Sometimes I want to SCREAM! Sometimes I lash out at my kids! Sometimes I want to run away! Sometimes I'm just D-O-N-E!
...And I've barely started homeschooling.
The last few days have been horrific. I have never yelled so much or sent my daughter to her room so much, ever! I have felt like an awful parent. I was talking to my husband on the phone, telling him I think Marley is purposely at war with me right now. I can't ask her to do anything without a battle. I ask her to sit down to eat, she says "No, I don't like that food!" I ask her to clean her room, she says "I don't want to!" I ask her to please stop bugging her little sister, she says "I'm not bugging her!" as she continues to yank on her sister's arm. Pretty much everything she knows she isn't supposed to do, she has been doing non-stop for the past two days. Yesterday, I barely managed to get the minimum school work completed that I had planned for my daughter. Today, school just didn't happen. Way too much defiance and struggles were being worked out.
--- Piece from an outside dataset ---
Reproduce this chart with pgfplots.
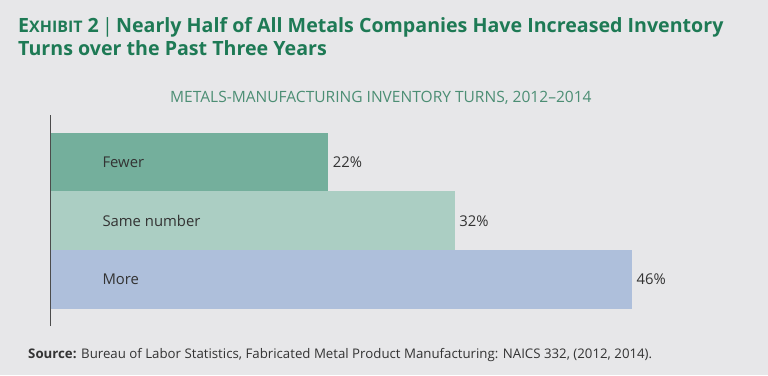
\documentclass[border=0pt]{standalone}
\usepackage{fontspec}
\setmainfont{Open Sans}
\usepackage{pgfplots}
\pgfplotsset{compat=1.18}
\definecolor{bgc}{HTML}{E7E7E9}
\definecolor{titlegreen}{HTML}{1E7A55}
\definecolor{subgreen}{HTML}{4C8E74}
\definecolor{cfewer}{HTML}{74AF9C}
\definecolor{csame}{HTML}{ABCEC3}
\definecolor{cmore}{HTML}{AEBFDB}
\definecolor{txt}{HTML}{333333}
\begin{document}
\begin{tikzpicture}[x=1bp,y=1bp]
\fill[bgc] (0,0) rectangle (768,375);
% title
\node[anchor=base west,inner sep=0,text=titlegreen,font=\fontsize{19.7}{22}\selectfont\bfseries] at (18,{375-32})
  {E{\fontsize{16}{18}\selectfont XHIBIT} 2\,{\mdseries|}\,Nearly Half of All Metals Companies Have Increased Inventory};
\node[anchor=base west,inner sep=0,text=titlegreen,font=\fontsize{19.7}{22}\selectfont\bfseries] at (18,{375-55.7})
  {Turns over the Past Three Years};
% subtitle
\node[anchor=base west,inner sep=0,text=subgreen,font=\fontsize{15.6}{18}\selectfont] at (170,{375-102.3})
  {METALS-MANUFACTURING INVENTORY TURNS, 2012--2014};
% source
\node[anchor=base west,inner sep=0,text=txt,font=\fontsize{13.3}{15}\selectfont] at (28,{375-358})
  {\textbf{Source:} Bureau of Labor Statistics, Fabricated Metal Product Manufacturing: NAICS 332, (2012, 2014).};
\begin{axis}[
  at={(50bp,49bp)}, anchor=south west,
  scale only axis, width=582bp, height=211bp,
  xmin=0, xmax=46, ymin=-0.79, ymax=2.80,
  axis x line=none, axis y line=left,
  axis line style={-, draw=black!70, line width=0.9pt},
  axis on top,
  /pgf/number format/assume math mode=true,
  xtick=\empty, ytick={0,1,2},
  yticklabels={More,Same number,Fewer},
  major tick length=0pt,
  yticklabel style={anchor=west, xshift=49bp, font=\fontsize{14.9}{17}\selectfont, text=txt},
  xbar, bar shift=0pt, bar width=58.8bp,
  point meta=x,
  nodes near coords={\pgfmathprintnumber{\pgfplotspointmeta}\%},
  nodes near coords style={anchor=west, font=\fontsize{14.9}{17}\selectfont, text=txt, xshift=1bp},
  clip=false,
]
\addplot[fill=cfewer, draw=none] coordinates {(22,2)};
\addplot[fill=csame, draw=none] coordinates {(32,1)};
\addplot[fill=cmore, draw=none] coordinates {(46,0)};
\end{axis}
\end{tikzpicture}
\end{document}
I've been angry, sad, confused, tired, exhausted, and just plain helpless.
Today started out bad, but I had an epiphany that got me thinking. Trials are there for us to grow and progress. As much as I have resented the past couple days, I was bound to get some sort of wisdom out of them. I prayed for guidance and wisdom and comfort.
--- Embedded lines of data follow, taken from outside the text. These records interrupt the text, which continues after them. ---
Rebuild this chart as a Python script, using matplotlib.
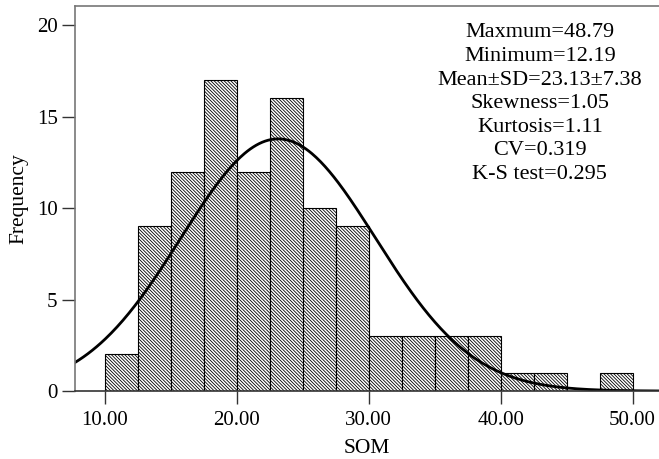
import numpy as np
import matplotlib
matplotlib.use("Agg")
from matplotlib import pyplot as plt

# histogram data (bin edges and counts)
bin_edges = [10.0, 12.5, 15.0, 17.5, 20.0, 22.5, 25.0, 27.5, 30.0,
             32.5, 35.0, 37.5, 40.0, 42.5, 45.0, 47.5, 50.0]
counts = [2, 9, 12, 17, 12, 16, 10, 9, 3, 3, 3, 3, 1, 1, 0, 1]

# summary statistics
mean = 23.13
sd = 7.38
stats_text = ["Maxmum=48.79", "Minimum=12.19", "Mean\u00b1SD=23.13\u00b17.38",
              "Skewness=1.05", "Kurtosis=1.11", "CV=0.319", "K-S test=0.295"]

plt.rcParams['font.family'] = ['Liberation Serif', 'DejaVu Serif']
plt.rcParams['hatch.linewidth'] = 0.6

fig = plt.figure(figsize=(6.59, 4.59), dpi=100)
ax = fig.add_axes([0.1138, 0.148, 0.8862, 0.839])

widths = np.diff(bin_edges)
ax.bar(bin_edges[:-1], counts, width=widths, align='edge', color='white',
       edgecolor='black', linewidth=0.8, hatch='\\' * 10)

n = sum(counts)
bw = bin_edges[1] - bin_edges[0]
x = np.linspace(7.7, 52, 400)
y = n * bw * np.exp(-0.5 * ((x - mean) / sd) ** 2) / (sd * np.sqrt(2 * np.pi))
ax.plot(x, y, color='black', linewidth=2)

ax.set_xlim(7.73, 52)
ax.set_ylim(0, 21.05)
ax.set_xticks([10, 20, 30, 40, 50])
ax.set_xticklabels(["10.00", "20.00", "30.00", "40.00", "50.00"])
ax.set_yticks([0, 5, 10, 15, 20])
ax.tick_params(axis='both', direction='out', length=9.5, width=1, labelsize=15,
               color='#333333')
ax.tick_params(axis='y', pad=3)
ax.tick_params(axis='x', pad=5)
ax.spines['right'].set_visible(False)
for s in ['left', 'top', 'bottom']:
    ax.spines[s].set_color('#777777')
    ax.spines[s].set_linewidth(1.2)
ax.spines['bottom'].set_color('#333333')

ax.set_xlabel("SOM", fontsize=15.5, labelpad=6)
ax.set_ylabel("Frequency", fontsize=15.5, labelpad=6)

ax.text(0.796, 0.955, "\n".join(stats_text), transform=ax.transAxes,
        ha='center', va='top', fontsize=16, linespacing=1.33)

fig.savefig("out.png", dpi=100)
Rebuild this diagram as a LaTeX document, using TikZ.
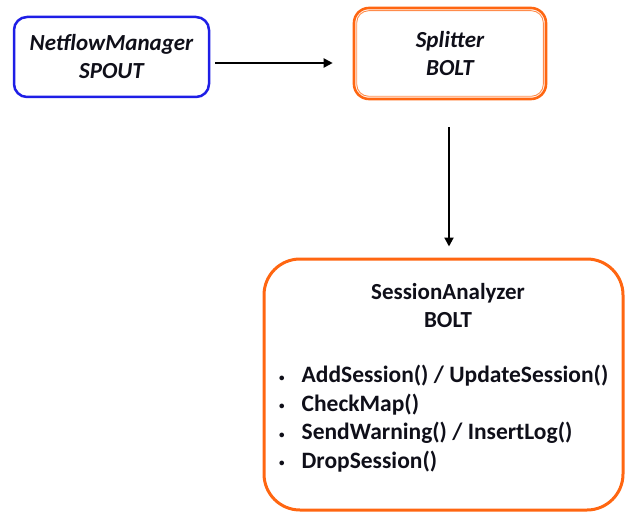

My prayer was answered.---
---After a significant battle with my daughter, I went into her room to talk with her about her disobedience. This is what I normally do after she has been sent to her room for a while. I discuss what she has done and why it was wrong and how she can be better next time. She normally says "I'm sorry" and " I won't do it again" and I say "Ok" and we walk out of the room together. But this time I was INSPIRED to do something out of the ordinary. After the talk was over, I looked her in the eye and said, "Marley, I forgive you" and I gave her a hug. She embraced me tightly and she began to cry fervent tears. ~She had never done that before.~ I can't even write about it without crying. I was so moved by how much those words touched her heart. We both cried and embraced for about a minute.
The rest of the day went by so smoothly, I just couldn't believe it!
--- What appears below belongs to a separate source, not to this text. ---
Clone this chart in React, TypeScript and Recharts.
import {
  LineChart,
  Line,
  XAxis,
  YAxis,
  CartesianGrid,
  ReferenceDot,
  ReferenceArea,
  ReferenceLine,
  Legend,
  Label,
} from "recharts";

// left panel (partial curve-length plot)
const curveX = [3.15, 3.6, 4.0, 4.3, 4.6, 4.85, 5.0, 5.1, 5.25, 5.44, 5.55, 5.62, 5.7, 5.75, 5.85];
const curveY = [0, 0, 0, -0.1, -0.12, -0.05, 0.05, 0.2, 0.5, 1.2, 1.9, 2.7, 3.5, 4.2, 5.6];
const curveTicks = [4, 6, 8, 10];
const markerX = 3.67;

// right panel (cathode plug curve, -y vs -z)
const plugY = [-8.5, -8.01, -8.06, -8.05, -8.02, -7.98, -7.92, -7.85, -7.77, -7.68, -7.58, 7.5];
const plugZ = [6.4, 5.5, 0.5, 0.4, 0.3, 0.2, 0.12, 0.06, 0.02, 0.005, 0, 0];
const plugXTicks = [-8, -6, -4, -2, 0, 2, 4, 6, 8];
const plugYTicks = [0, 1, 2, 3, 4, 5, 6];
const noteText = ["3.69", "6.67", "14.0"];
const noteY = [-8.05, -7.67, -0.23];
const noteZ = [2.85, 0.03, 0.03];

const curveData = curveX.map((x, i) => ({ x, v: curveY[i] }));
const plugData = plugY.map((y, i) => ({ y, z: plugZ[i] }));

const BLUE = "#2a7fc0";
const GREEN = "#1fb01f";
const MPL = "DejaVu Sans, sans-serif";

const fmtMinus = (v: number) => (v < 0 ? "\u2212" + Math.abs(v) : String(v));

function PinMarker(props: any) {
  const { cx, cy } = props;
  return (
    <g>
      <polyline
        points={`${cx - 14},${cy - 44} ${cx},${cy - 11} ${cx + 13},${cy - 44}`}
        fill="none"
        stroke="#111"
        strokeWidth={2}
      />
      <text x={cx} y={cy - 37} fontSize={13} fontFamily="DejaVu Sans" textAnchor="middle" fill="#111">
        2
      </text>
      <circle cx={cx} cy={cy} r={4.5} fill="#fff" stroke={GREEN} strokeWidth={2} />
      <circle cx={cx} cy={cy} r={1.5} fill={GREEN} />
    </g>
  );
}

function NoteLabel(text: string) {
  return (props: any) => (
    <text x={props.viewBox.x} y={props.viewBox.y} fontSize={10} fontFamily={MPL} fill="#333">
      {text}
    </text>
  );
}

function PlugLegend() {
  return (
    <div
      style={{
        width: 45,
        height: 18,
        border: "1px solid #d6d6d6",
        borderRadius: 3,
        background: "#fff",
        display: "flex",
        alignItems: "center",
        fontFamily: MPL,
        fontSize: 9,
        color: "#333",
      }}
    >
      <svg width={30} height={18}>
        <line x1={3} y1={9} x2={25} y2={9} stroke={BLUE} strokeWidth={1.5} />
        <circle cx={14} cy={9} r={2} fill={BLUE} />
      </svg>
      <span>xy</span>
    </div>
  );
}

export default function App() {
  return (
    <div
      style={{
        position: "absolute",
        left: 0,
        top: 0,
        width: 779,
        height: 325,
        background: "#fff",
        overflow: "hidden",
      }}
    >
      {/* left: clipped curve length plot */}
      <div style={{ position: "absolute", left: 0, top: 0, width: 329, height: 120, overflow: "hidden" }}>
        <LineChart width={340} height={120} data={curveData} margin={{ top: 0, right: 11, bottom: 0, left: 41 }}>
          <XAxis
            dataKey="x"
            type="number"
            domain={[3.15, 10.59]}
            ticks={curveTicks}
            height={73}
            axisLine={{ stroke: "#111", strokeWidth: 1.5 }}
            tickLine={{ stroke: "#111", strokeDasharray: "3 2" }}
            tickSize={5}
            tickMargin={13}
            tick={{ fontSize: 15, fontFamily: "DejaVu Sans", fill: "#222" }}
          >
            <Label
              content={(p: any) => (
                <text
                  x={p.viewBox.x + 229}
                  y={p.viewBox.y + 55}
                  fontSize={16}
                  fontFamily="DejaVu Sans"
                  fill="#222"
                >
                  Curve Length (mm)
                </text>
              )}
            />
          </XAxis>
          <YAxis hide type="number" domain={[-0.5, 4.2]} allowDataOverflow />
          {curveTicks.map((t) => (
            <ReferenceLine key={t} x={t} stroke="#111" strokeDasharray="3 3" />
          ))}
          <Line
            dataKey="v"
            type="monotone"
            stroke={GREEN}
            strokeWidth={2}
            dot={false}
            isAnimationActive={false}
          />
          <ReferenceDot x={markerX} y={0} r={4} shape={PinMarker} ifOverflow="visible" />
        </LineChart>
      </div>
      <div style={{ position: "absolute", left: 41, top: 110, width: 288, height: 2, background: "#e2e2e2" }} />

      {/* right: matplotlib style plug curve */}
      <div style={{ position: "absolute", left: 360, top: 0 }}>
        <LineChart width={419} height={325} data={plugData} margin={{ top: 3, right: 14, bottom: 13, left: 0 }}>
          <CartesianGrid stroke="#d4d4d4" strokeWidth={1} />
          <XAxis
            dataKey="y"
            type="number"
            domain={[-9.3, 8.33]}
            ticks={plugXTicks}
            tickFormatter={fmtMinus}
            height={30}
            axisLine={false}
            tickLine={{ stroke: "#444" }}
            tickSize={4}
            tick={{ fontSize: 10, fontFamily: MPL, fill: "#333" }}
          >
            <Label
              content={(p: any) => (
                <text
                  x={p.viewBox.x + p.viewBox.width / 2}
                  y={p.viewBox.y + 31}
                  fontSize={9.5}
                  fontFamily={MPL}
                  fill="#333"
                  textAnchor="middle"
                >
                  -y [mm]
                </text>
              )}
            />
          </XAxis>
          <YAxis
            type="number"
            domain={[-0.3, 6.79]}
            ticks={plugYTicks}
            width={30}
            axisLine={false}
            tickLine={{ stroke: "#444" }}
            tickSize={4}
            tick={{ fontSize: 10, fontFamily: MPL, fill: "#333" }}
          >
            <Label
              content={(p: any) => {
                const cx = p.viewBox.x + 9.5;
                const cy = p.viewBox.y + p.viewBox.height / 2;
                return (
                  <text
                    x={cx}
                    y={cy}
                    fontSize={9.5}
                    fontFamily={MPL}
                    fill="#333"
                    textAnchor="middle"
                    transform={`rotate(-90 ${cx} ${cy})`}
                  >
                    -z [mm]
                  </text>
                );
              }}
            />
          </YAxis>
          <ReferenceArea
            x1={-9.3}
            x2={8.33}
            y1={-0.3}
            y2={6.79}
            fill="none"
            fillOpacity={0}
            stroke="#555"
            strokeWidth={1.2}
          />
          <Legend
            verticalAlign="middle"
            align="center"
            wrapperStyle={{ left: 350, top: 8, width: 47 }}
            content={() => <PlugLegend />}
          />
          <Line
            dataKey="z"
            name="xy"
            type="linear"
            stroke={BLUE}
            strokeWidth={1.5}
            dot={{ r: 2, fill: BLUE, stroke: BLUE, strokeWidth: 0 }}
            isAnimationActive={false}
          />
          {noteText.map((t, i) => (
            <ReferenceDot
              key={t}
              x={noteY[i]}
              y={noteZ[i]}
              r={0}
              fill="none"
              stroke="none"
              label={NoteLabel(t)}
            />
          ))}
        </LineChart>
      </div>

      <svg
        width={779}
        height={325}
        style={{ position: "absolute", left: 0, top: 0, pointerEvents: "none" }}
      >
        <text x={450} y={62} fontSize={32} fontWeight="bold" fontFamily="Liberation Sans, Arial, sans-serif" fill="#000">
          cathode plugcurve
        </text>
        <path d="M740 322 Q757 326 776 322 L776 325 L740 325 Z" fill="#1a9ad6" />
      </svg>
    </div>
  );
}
I told my husband about what had occurred, and his reaction was, "Wow. That was smart. A clean slate is a powerful thing." I can't say that it was smart, because it was more of a last minute spiritual prompting. But the words "I forgive you" had been very powerful.
I found myself realizing that this is part of what homeschooling is about. One of the blessings of homeschooling is the strong family bond that results from more time together. Not always great, loving, or exciting times. Families are not naturally close and perfectly happy. A strong family relationship results from overcoming the roadblocks and obstacles that arise. The bond is created by learning about each other and working together to get through hard times.
My daughter and I had a very rough patch together, but we both got through it with a better understanding of love, respect, and forgiveness. In the end, I am grateful for the rough days and the opportunity to endure those days with my family.